The media-specific tier 4 datacentre incorporates main and redundant IP switches; aggregation switches in every rack bank; an edge adaptation solution comprising baseband, ASI, and IP inputs and outputs, routing, and processing; network monitoring; satellite integration for booking and scheduling systems; and a customer management tool set.

Suters added that the centre has disaster recovery systems, with highly redundant paths through satellite facilities.

Both Boal and Suters said Telstra built the BOC with the future in mind, provisioning for higher-bandwidth services and newer video technologies.

"We've built the facility with the advanced resolutions and formats in mind. And part of our architectural design allows much higher bandwidth," said Suters, confirming that it is 8K ready.

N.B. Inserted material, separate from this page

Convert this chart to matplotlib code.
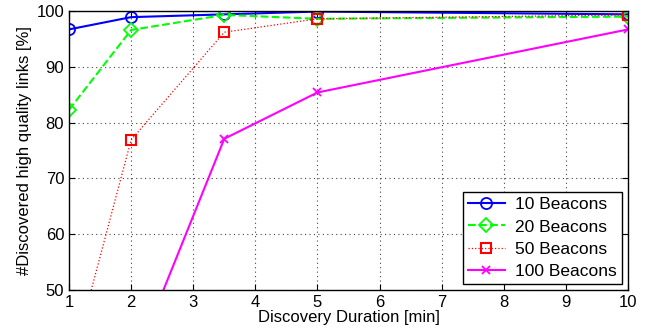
import matplotlib
matplotlib.use("Agg")
import matplotlib.pyplot as plt

# Discovery durations [min]
durations = [1, 2, 3.5, 5, 10]

# Discovered high quality links [%]
beacons_10 = [96.7, 98.9, 99.4, 99.9, 99.4]
beacons_20 = [82.3, 96.6, 99.3, 98.6, 99.0]
beacons_50 = [35.0, 76.9, 96.2, 98.6, 99.3]
beacons_100 = [20.0, 35.6, 77.1, 85.4, 96.7]

x_ticks = [1, 2, 3, 4, 5, 6, 7, 8, 9, 10]
y_ticks = [50, 60, 70, 80, 90, 100]

plt.rcParams["font.family"] = ["Liberation Sans", "DejaVu Sans"]

fig = plt.figure(figsize=(6.51, 3.34), dpi=100)
ax = fig.add_axes([69 / 651, 1 - 290 / 334, (628 - 69) / 651, (290 - 11) / 334])

ax.plot(durations, beacons_10, "-", color="#0000ff", linewidth=1.5,
        marker="o", markersize=8, markerfacecolor="none", markeredgewidth=1.3,
        label="10 Beacons")
ax.plot(durations, beacons_20, "--", color="#00ff00", linewidth=1.5,
        marker="D", markersize=7, markerfacecolor="none", markeredgewidth=1.3,
        label="20 Beacons")
ax.plot(durations, beacons_50, ":", color="#ff0000", linewidth=0.9,
        marker="s", markersize=7, markerfacecolor="none", markeredgewidth=1.5,
        label="50 Beacons")
ax.plot(durations, beacons_100, "-", color="#ff00ff", linewidth=1.5,
        marker="x", markersize=6, markeredgewidth=1.3,
        label="100 Beacons")

ax.set_xlim(1, 10)
ax.set_ylim(50, 100)
ax.set_xticks(x_ticks)
ax.set_yticks(y_ticks)
ax.tick_params(direction="in", top=True, right=True, labelsize=12, length=4)
ax.grid(True, color="#444444", linestyle=(0, (1, 3)), linewidth=0.8)
for s in ax.spines.values():
    s.set_linewidth(1.0)

ax.set_xlabel("Discovery Duration [min]", fontsize=12, labelpad=0)
ax.set_ylabel("#Discovered high quality links [%]", fontsize=12, labelpad=3)

leg = ax.legend(loc="lower right", fontsize=12.5, fancybox=False, edgecolor="black",
                framealpha=1, borderaxespad=0.35, handlelength=2.1,
                labelspacing=0.4, borderpad=0.3, handletextpad=0.6)
leg.get_frame().set_linewidth(1.0)

fig.savefig("out.png", dpi=100)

"Of course you can't talk about broadcast without talking about digital and OTT; and particularly that is a very key focus for us moving forward," Boal added.

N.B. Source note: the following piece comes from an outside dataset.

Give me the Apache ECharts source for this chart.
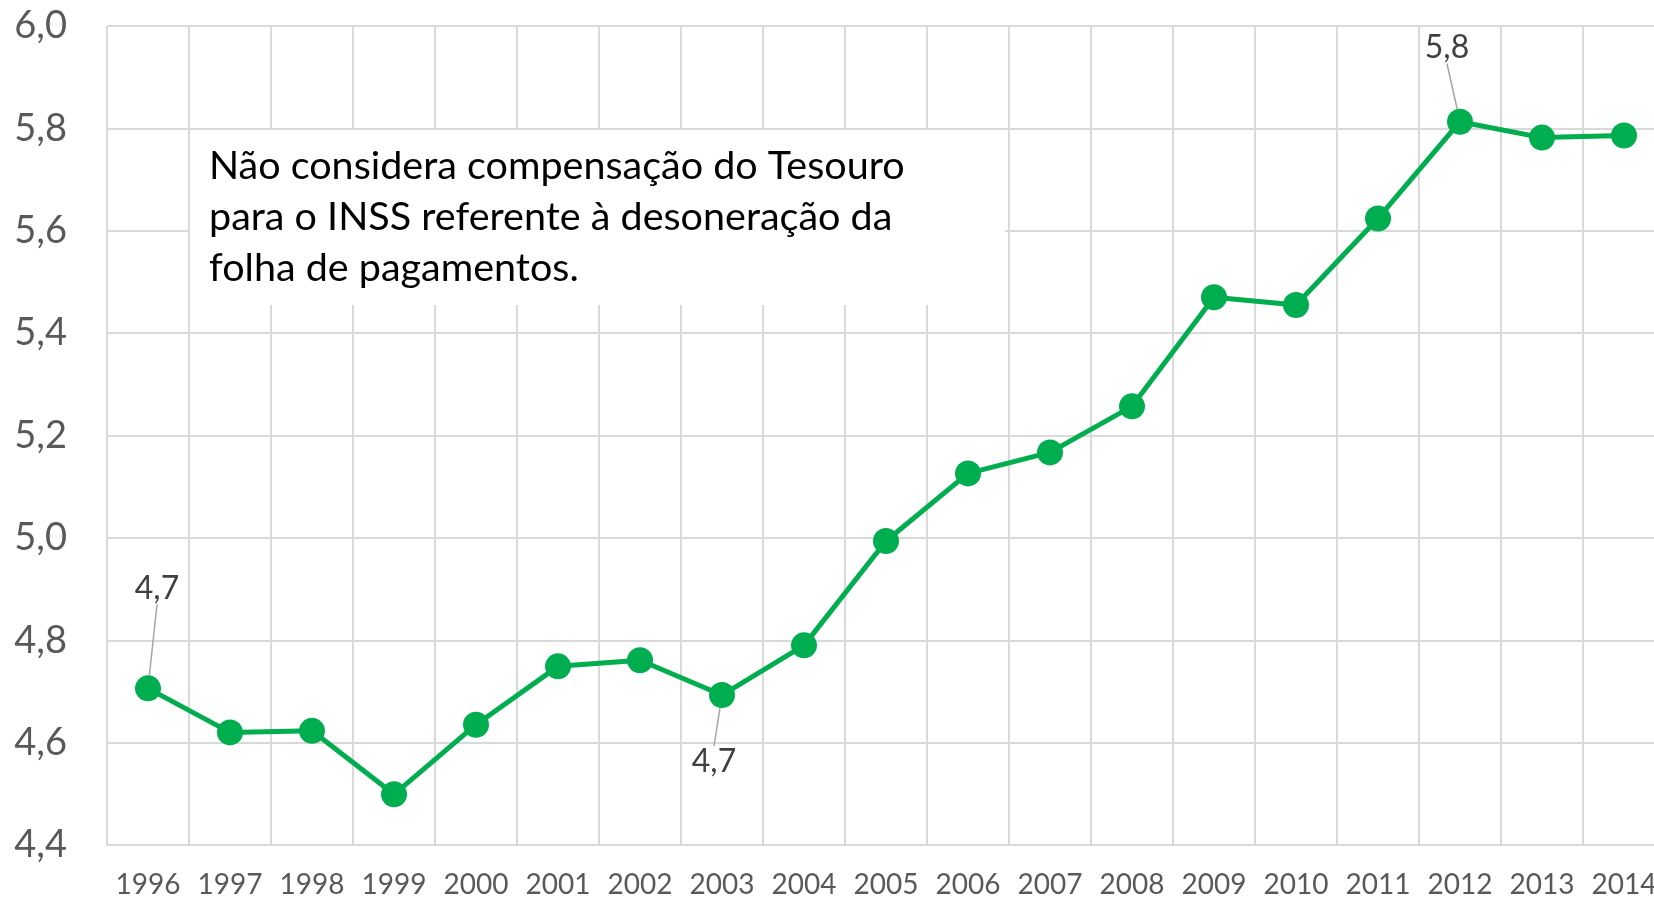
<!DOCTYPE html>
<html>
<head>
<meta charset="utf-8">
<script src="https://cdn.jsdelivr.net/npm/echarts@6/dist/echarts.min.js"></script>
<style>
  html, body { margin: 0; padding: 0; background: #fff; }
  #chart { width: 1654px; height: 900px; }
</style>
</head>
<body>
<div id="chart"></div>
<script>
// dados
const anos = ['1996', '1997', '1998', '1999', '2000', '2001', '2002', '2003', '2004', '2005',
    '2006', '2007', '2008', '2009', '2010', '2011', '2012', '2013', '2014']
const valores = [4.706, 4.620, 4.623, 4.499, 4.635, 4.749, 4.761, 4.693, 4.790, 4.994,
    5.126, 5.167, 5.257, 5.470, 5.455, 5.624, 5.813, 5.782, 5.786]
const yMin = 4.4
const yMax = 6.0
const yStep = 0.2
// pontos com rótulo: índice -> posição do rótulo
const rotulos = { 0: 'top', 7: 'bottom', 16: 'top' }
const nota = 'Não considera compensação do Tesouro\npara o INSS referente à desoneração da\nfolha de pagamentos.'

const verde = '#00ad4f'
const cinzaGrade = '#d9d9d9'

const chart = echarts.init(document.getElementById('chart'))

const fmt = v => v.toFixed(1).replace('.', ',')

const seriesData = valores.map((v, i) => {
    if (rotulos[i] === undefined) return v
    return {
        value: v,
        label: { show: true, position: rotulos[i] },
        labelLine: { show: true }
    }
})

// deslocamentos dos rótulos (linhas de chamada)
const deslocamentos = {
    0: { dx: 9, dy: -66 },
    7: { dx: -8, dy: 33 },
    16: { dx: -13, dy: -40 }
}

const option = {
    animation: false,
    textStyle: { fontFamily: 'Lato' },
    grid: {
        left: 107,
        top: 26,
        width: 1558,
        height: 819,
        containLabel: false,
        outerBoundsMode: 'none'
    },
    xAxis: {
        type: 'category',
        data: anos,
        boundaryGap: true,
        axisLine: { show: true, lineStyle: { color: cinzaGrade, width: 2 } },
        axisTick: { show: false },
        axisLabel: {
            color: '#595959',
            fontSize: 28,
            fontFamily: 'Lato',
            margin: 26,
            interval: 0
        },
        splitLine: { show: true, lineStyle: { color: cinzaGrade, width: 2 } }
    },
    yAxis: {
        type: 'value',
        min: yMin,
        max: yMax,
        interval: yStep,
        axisLine: { show: false },
        axisTick: { show: false },
        axisLabel: {
            color: '#595959',
            fontSize: 38,
            fontFamily: 'Lato',
            margin: 40,
            formatter: fmt
        },
        splitLine: { show: true, lineStyle: { color: cinzaGrade, width: 2 } }
    },
    series: [
        {
            type: 'line',
            data: seriesData,
            symbol: 'circle',
            symbolSize: 26,
            lineStyle: { color: verde, width: 5 },
            itemStyle: { color: verde },
            label: {
                show: false,
                color: '#404040',
                fontSize: 32,
                fontFamily: 'Lato',
                formatter: p => fmt(p.value)
            },
            labelLine: {
                show: false,
                lineStyle: { color: '#a6a6a6', width: 1.5 }
            },
            labelLayout: p => deslocamentos[p.dataIndex] || {},
            z: 5
        }
    ],
    graphic: [
        {
            type: 'rect',
            shape: { x: 190, y: 130, width: 815, height: 175 },
            style: { fill: '#ffffff' },
            z: 3
        },
        {
            type: 'text',
            x: 209,
            y: 141,
            style: {
                text: nota,
                fill: '#000000',
                font: '39.5px Lato',
                lineHeight: 51,
                verticalAlign: 'top'
            },
            z: 4
        }
    ]
}

chart.setOption(option)
</script>
</body>
</html>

"We're working with a number of customers around how they take their content into an online format, but then also how do they monetise their offerings in the marketplace."

Boal also signalled Telstra's intent to continue expanding the TBS business globally.

"Global aspirations are key to our future growth," he explained.

"And we are already quite a substantial player in delivery of content in and out of Australia that we do have a focus, and we will continue to invest more in, our global ambitions around delivering content in and out of Asia, from Europe, the UK, and also North America. We work closely with a couple of existing partners already in different parts of the world, and we continue to invest in those partnerships."

According to Boal, one of the major drawcards for customers to use Telstra's broadcast-transferring system is that it owns a large fibre network across the APAC region.

"In particular, owning the fibre assets [is] a very strong differentiator for a provider in that market to be able to transport that content cost effectively and efficiently for broadcasters and sporting rights holders," Boal explained.

Telstra also has a media studio at its Sydney headquarters that Boal said could be leveraged in future.